Recentemente, o agressor de Maria virou notícia ao visitar um deputado de Santa Catarina em seu gabinete para "contar a versão dele dos fatos". Sobre o assunto, a farmacêutica bioquímica ressaltou que, para ela, "não pesa nem contribui" o que o ex está fazendo hoje.
— Ele foi condenado a 10 anos de prisão, cumpriu dois. É o trâmite da justiça brasileira. Houve um reconhecimento do meu processo, em que ele realmente foi o autor da tentativa de homicídio. O momento de ele contestar já passou. (...) Para mim, não pesa nem contribui o que ele está fazendo. A minha luta hoje não é em relação a ele. Minha luta é para que a lei que leva meu nome realmente funcione.

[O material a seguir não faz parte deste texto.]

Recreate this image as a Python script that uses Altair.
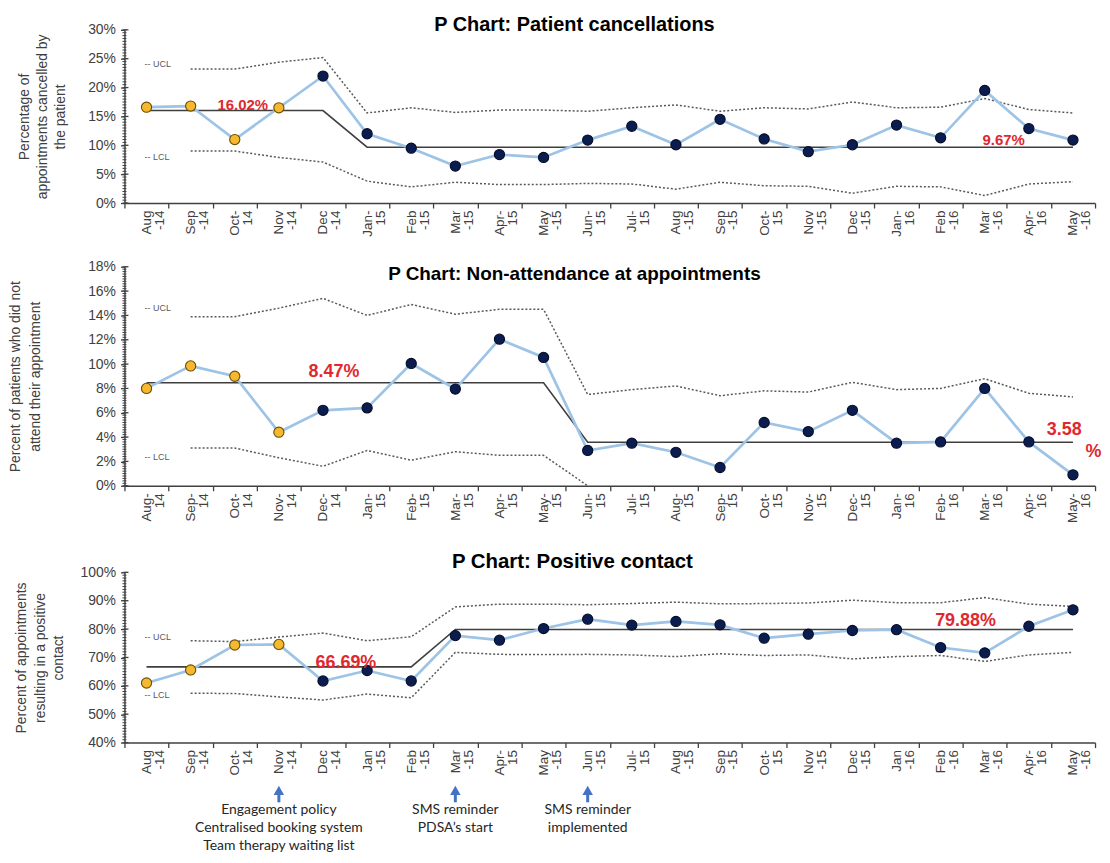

Entre as mudanças necessárias no combate à violência contra a mulher, Maria da Penha ressalta a importância do investimento na educação, além da criação de uma ouvidoria para as mulheres que utilizam a Lei possam relatar suas experiências. Também reforça a necessidade de existir um centro de referência para as mulheres serem melhor atendidas (e com discrição) dentro das unidades de saúde dos municípios.